## BEGIN DATASET RECORDS
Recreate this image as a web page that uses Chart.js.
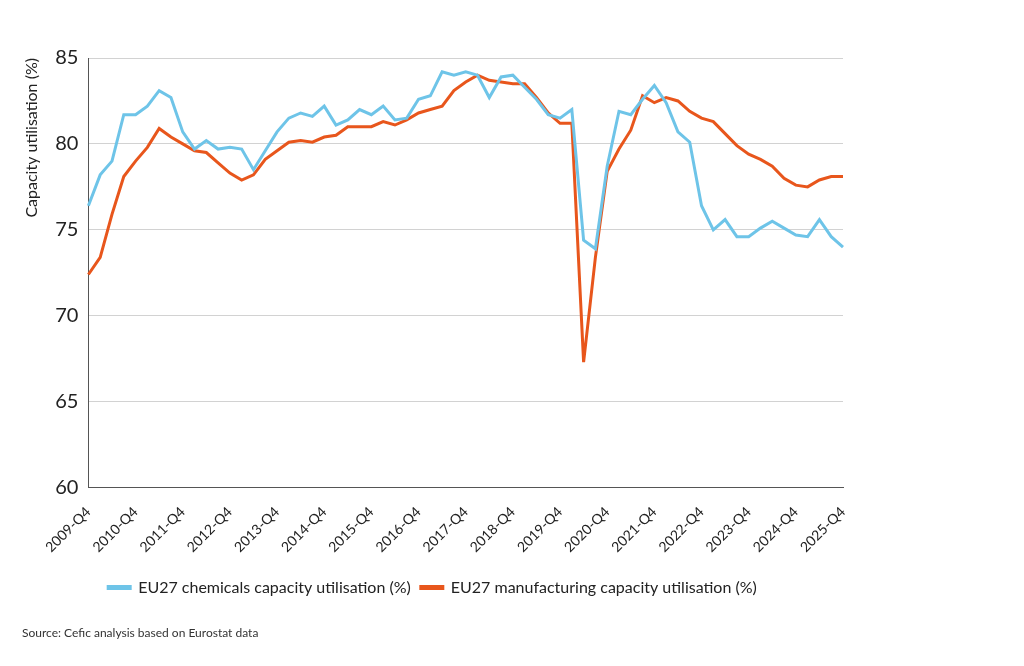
## END DATASET RECORDS
## BEGIN DATASET RECORDS
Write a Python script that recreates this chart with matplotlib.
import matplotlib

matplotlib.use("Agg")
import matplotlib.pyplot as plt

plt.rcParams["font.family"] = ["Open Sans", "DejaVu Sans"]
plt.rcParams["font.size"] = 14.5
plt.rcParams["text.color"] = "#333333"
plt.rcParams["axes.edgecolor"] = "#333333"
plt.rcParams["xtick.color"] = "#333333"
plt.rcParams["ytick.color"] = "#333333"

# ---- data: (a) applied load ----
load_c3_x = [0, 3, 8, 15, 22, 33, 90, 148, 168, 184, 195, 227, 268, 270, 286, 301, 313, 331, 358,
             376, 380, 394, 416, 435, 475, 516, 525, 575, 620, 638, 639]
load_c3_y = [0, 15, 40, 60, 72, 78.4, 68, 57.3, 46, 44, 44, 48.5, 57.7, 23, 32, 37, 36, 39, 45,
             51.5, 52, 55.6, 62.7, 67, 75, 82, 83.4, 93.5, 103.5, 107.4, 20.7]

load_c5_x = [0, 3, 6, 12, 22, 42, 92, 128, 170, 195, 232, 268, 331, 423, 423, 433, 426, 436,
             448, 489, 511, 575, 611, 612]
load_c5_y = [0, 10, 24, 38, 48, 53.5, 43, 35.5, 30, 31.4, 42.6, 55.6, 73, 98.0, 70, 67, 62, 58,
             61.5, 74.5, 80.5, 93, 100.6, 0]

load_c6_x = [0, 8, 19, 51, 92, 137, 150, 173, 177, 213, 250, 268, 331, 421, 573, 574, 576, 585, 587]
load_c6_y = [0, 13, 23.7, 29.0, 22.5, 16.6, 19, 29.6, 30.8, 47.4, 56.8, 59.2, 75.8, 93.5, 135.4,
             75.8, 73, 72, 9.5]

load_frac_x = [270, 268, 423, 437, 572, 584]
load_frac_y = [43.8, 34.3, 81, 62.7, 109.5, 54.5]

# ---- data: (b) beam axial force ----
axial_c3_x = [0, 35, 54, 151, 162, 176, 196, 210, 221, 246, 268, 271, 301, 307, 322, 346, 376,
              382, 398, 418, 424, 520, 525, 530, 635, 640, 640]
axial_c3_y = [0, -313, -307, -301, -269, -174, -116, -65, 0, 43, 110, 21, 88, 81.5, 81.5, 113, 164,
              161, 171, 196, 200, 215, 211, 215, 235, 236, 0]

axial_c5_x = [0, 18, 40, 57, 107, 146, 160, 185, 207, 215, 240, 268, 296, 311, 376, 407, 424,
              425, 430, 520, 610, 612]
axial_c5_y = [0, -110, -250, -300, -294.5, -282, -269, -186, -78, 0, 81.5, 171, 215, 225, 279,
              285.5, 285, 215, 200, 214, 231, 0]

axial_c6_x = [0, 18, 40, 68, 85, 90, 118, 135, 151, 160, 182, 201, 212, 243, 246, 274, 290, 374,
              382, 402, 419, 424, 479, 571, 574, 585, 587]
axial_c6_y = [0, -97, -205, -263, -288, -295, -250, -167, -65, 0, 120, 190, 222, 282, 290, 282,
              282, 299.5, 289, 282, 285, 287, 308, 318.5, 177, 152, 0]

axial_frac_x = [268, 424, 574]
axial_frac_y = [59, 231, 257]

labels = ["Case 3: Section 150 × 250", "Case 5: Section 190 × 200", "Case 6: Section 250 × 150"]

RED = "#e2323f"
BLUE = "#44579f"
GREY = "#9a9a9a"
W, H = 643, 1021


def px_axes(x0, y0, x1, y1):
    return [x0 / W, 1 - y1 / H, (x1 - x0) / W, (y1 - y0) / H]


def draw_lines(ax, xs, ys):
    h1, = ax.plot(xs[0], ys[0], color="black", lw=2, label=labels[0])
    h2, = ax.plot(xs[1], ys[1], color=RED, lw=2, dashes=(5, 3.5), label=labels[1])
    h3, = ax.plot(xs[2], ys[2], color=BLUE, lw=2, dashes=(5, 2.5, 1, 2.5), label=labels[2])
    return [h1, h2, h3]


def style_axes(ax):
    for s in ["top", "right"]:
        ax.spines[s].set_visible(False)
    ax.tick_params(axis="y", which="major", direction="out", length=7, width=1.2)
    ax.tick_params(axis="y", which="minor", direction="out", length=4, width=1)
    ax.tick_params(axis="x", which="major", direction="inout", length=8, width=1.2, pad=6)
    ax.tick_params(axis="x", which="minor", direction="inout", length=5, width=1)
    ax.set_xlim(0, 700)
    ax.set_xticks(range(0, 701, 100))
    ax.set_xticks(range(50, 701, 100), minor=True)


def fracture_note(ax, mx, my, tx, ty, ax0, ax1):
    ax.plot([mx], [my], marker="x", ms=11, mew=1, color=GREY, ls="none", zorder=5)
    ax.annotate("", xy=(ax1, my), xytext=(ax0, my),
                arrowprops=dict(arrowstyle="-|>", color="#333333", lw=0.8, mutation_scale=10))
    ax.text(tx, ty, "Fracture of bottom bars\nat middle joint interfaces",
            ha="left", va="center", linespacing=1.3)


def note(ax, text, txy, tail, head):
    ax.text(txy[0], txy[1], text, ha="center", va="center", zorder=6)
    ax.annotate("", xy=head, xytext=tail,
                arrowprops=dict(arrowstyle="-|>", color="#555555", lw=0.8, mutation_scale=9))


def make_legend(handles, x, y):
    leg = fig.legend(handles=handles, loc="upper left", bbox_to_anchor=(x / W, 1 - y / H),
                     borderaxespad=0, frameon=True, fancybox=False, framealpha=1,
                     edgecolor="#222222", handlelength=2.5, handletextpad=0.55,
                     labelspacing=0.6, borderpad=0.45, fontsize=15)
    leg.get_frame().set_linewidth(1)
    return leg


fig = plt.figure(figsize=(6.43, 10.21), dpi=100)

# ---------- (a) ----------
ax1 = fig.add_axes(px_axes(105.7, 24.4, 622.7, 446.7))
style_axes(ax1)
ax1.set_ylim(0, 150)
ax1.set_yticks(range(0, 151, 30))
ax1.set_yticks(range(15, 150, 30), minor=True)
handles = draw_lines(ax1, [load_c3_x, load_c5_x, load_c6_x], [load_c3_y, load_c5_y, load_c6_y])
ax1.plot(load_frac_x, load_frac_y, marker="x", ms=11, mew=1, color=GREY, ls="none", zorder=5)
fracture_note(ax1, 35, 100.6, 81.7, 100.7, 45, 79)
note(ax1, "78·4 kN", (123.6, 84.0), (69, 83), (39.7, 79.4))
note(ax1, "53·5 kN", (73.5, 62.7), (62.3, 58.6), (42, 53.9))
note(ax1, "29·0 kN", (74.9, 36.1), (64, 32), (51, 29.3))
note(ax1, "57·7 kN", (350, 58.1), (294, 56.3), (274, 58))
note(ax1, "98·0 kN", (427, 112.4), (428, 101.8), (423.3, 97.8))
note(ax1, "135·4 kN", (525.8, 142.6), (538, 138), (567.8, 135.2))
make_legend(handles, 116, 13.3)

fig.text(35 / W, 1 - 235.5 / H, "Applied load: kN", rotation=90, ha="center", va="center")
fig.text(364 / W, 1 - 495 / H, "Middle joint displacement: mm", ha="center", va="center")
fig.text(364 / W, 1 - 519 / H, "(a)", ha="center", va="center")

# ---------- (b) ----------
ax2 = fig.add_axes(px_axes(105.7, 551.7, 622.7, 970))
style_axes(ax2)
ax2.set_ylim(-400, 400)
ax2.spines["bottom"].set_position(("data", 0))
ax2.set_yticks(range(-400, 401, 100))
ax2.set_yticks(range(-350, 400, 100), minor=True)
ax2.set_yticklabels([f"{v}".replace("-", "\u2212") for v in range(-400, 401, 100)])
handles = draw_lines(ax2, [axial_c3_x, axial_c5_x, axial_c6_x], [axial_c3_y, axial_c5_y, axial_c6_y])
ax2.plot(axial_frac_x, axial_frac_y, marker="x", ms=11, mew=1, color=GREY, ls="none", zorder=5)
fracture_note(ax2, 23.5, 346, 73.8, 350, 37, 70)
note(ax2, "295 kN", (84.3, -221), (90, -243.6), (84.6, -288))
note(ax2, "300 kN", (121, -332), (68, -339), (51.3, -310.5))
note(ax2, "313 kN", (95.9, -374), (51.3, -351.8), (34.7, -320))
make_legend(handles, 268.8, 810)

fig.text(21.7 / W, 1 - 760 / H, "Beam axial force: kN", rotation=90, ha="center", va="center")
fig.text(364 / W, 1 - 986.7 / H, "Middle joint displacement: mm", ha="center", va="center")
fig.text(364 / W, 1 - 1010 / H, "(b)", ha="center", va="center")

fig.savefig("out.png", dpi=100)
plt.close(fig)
## END DATASET RECORDS
CHALLENGE: From the entries above, copy out every line where the string "this" appears.

ANSWER IN FULL:
Recreate this image as a web page that uses Chart.js.
Write a Python script that recreates this chart with matplotlib.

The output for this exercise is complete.